TASK DIRECTIONS:
Repeat, exactly and completely, the material that follows. Omit the pictures.

** start DATASET CONTENT **

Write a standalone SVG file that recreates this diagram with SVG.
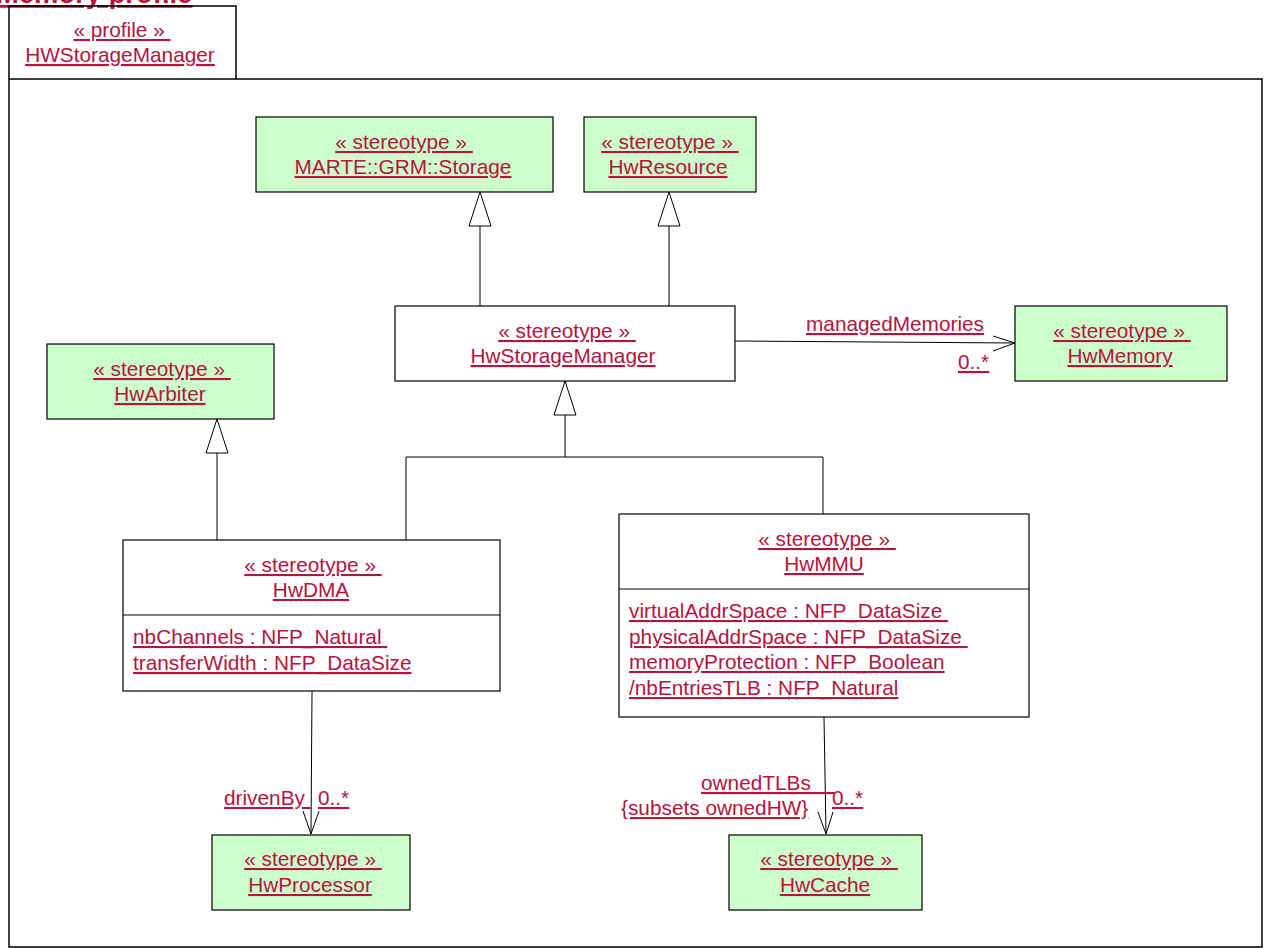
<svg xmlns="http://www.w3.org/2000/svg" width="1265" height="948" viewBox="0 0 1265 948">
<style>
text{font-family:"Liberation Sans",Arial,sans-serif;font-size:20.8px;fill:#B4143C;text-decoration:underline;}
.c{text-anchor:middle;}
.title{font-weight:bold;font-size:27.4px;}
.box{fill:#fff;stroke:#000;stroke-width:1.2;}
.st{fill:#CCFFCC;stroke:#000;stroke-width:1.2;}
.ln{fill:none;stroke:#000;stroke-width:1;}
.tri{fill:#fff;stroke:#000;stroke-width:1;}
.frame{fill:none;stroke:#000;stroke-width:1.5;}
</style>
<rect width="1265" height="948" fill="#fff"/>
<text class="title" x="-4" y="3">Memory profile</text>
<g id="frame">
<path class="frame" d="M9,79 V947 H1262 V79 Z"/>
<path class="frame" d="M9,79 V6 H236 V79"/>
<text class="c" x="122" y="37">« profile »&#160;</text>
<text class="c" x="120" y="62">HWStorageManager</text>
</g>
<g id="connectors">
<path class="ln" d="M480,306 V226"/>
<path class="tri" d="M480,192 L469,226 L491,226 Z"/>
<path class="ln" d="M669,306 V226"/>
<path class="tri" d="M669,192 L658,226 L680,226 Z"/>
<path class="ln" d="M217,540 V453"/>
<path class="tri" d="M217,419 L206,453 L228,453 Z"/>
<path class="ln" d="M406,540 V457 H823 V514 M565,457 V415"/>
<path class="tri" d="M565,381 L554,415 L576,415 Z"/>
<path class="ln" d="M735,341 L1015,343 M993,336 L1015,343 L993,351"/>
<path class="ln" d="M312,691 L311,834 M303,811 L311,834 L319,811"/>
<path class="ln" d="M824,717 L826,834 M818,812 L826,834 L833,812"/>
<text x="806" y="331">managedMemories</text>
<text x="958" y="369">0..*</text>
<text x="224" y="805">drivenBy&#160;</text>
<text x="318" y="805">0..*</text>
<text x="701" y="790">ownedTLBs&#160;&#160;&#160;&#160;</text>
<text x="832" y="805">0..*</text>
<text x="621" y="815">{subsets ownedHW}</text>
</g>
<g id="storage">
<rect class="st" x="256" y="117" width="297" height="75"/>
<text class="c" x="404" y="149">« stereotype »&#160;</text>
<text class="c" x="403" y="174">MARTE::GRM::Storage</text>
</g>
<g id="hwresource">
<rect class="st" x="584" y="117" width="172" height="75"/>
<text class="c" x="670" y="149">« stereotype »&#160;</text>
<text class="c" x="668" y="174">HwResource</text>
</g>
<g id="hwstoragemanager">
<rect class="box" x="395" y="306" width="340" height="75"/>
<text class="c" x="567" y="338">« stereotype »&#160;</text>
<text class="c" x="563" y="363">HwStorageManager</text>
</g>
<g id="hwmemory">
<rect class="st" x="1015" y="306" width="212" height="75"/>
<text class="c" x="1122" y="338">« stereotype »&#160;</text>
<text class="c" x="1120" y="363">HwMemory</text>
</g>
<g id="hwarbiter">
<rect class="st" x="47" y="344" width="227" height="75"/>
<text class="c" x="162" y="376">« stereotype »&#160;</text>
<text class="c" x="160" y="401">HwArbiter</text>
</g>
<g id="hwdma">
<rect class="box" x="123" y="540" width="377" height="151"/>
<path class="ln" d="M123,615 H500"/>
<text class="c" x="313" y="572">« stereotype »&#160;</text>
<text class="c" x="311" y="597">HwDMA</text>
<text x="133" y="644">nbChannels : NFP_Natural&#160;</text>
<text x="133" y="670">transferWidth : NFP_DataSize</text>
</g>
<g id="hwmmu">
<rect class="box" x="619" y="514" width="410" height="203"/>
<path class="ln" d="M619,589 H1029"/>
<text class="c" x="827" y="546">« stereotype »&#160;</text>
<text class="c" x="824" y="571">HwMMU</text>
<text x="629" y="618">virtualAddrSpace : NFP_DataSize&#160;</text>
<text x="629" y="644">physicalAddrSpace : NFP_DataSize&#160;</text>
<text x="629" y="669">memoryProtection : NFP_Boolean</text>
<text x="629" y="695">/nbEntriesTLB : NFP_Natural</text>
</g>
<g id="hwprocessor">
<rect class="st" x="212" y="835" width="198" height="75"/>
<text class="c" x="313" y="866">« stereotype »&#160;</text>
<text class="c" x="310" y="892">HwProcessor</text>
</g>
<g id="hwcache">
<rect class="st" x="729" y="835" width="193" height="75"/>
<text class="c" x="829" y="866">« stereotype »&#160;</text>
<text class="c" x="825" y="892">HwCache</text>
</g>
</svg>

** end DATASET CONTENT **

EXERCISE RESPONSE:
Write a standalone SVG file that recreates this diagram with SVG.
<svg xmlns="http://www.w3.org/2000/svg" width="1265" height="948" viewBox="0 0 1265 948">
<style>
text{font-family:"Liberation Sans",Arial,sans-serif;font-size:20.8px;fill:#B4143C;text-decoration:underline;}
.c{text-anchor:middle;}
.title{font-weight:bold;font-size:27.4px;}
.box{fill:#fff;stroke:#000;stroke-width:1.2;}
.st{fill:#CCFFCC;stroke:#000;stroke-width:1.2;}
.ln{fill:none;stroke:#000;stroke-width:1;}
.tri{fill:#fff;stroke:#000;stroke-width:1;}
.frame{fill:none;stroke:#000;stroke-width:1.5;}
</style>
<rect width="1265" height="948" fill="#fff"/>
<text class="title" x="-4" y="3">Memory profile</text>
<g id="frame">
<path class="frame" d="M9,79 V947 H1262 V79 Z"/>
<path class="frame" d="M9,79 V6 H236 V79"/>
<text class="c" x="122" y="37">« profile »&#160;</text>
<text class="c" x="120" y="62">HWStorageManager</text>
</g>
<g id="connectors">
<path class="ln" d="M480,306 V226"/>
<path class="tri" d="M480,192 L469,226 L491,226 Z"/>
<path class="ln" d="M669,306 V226"/>
<path class="tri" d="M669,192 L658,226 L680,226 Z"/>
<path class="ln" d="M217,540 V453"/>
<path class="tri" d="M217,419 L206,453 L228,453 Z"/>
<path class="ln" d="M406,540 V457 H823 V514 M565,457 V415"/>
<path class="tri" d="M565,381 L554,415 L576,415 Z"/>
<path class="ln" d="M735,341 L1015,343 M993,336 L1015,343 L993,351"/>
<path class="ln" d="M312,691 L311,834 M303,811 L311,834 L319,811"/>
<path class="ln" d="M824,717 L826,834 M818,812 L826,834 L833,812"/>
<text x="806" y="331">managedMemories</text>
<text x="958" y="369">0..*</text>
<text x="224" y="805">drivenBy&#160;</text>
<text x="318" y="805">0..*</text>
<text x="701" y="790">ownedTLBs&#160;&#160;&#160;&#160;</text>
<text x="832" y="805">0..*</text>
<text x="621" y="815">{subsets ownedHW}</text>
</g>
<g id="storage">
<rect class="st" x="256" y="117" width="297" height="75"/>
<text class="c" x="404" y="149">« stereotype »&#160;</text>
<text class="c" x="403" y="174">MARTE::GRM::Storage</text>
</g>
<g id="hwresource">
<rect class="st" x="584" y="117" width="172" height="75"/>
<text class="c" x="670" y="149">« stereotype »&#160;</text>
<text class="c" x="668" y="174">HwResource</text>
</g>
<g id="hwstoragemanager">
<rect class="box" x="395" y="306" width="340" height="75"/>
<text class="c" x="567" y="338">« stereotype »&#160;</text>
<text class="c" x="563" y="363">HwStorageManager</text>
</g>
<g id="hwmemory">
<rect class="st" x="1015" y="306" width="212" height="75"/>
<text class="c" x="1122" y="338">« stereotype »&#160;</text>
<text class="c" x="1120" y="363">HwMemory</text>
</g>
<g id="hwarbiter">
<rect class="st" x="47" y="344" width="227" height="75"/>
<text class="c" x="162" y="376">« stereotype »&#160;</text>
<text class="c" x="160" y="401">HwArbiter</text>
</g>
<g id="hwdma">
<rect class="box" x="123" y="540" width="377" height="151"/>
<path class="ln" d="M123,615 H500"/>
<text class="c" x="313" y="572">« stereotype »&#160;</text>
<text class="c" x="311" y="597">HwDMA</text>
<text x="133" y="644">nbChannels : NFP_Natural&#160;</text>
<text x="133" y="670">transferWidth : NFP_DataSize</text>
</g>
<g id="hwmmu">
<rect class="box" x="619" y="514" width="410" height="203"/>
<path class="ln" d="M619,589 H1029"/>
<text class="c" x="827" y="546">« stereotype »&#160;</text>
<text class="c" x="824" y="571">HwMMU</text>
<text x="629" y="618">virtualAddrSpace : NFP_DataSize&#160;</text>
<text x="629" y="644">physicalAddrSpace : NFP_DataSize&#160;</text>
<text x="629" y="669">memoryProtection : NFP_Boolean</text>
<text x="629" y="695">/nbEntriesTLB : NFP_Natural</text>
</g>
<g id="hwprocessor">
<rect class="st" x="212" y="835" width="198" height="75"/>
<text class="c" x="313" y="866">« stereotype »&#160;</text>
<text class="c" x="310" y="892">HwProcessor</text>
</g>
<g id="hwcache">
<rect class="st" x="729" y="835" width="193" height="75"/>
<text class="c" x="829" y="866">« stereotype »&#160;</text>
<text class="c" x="825" y="892">HwCache</text>
</g>
</svg>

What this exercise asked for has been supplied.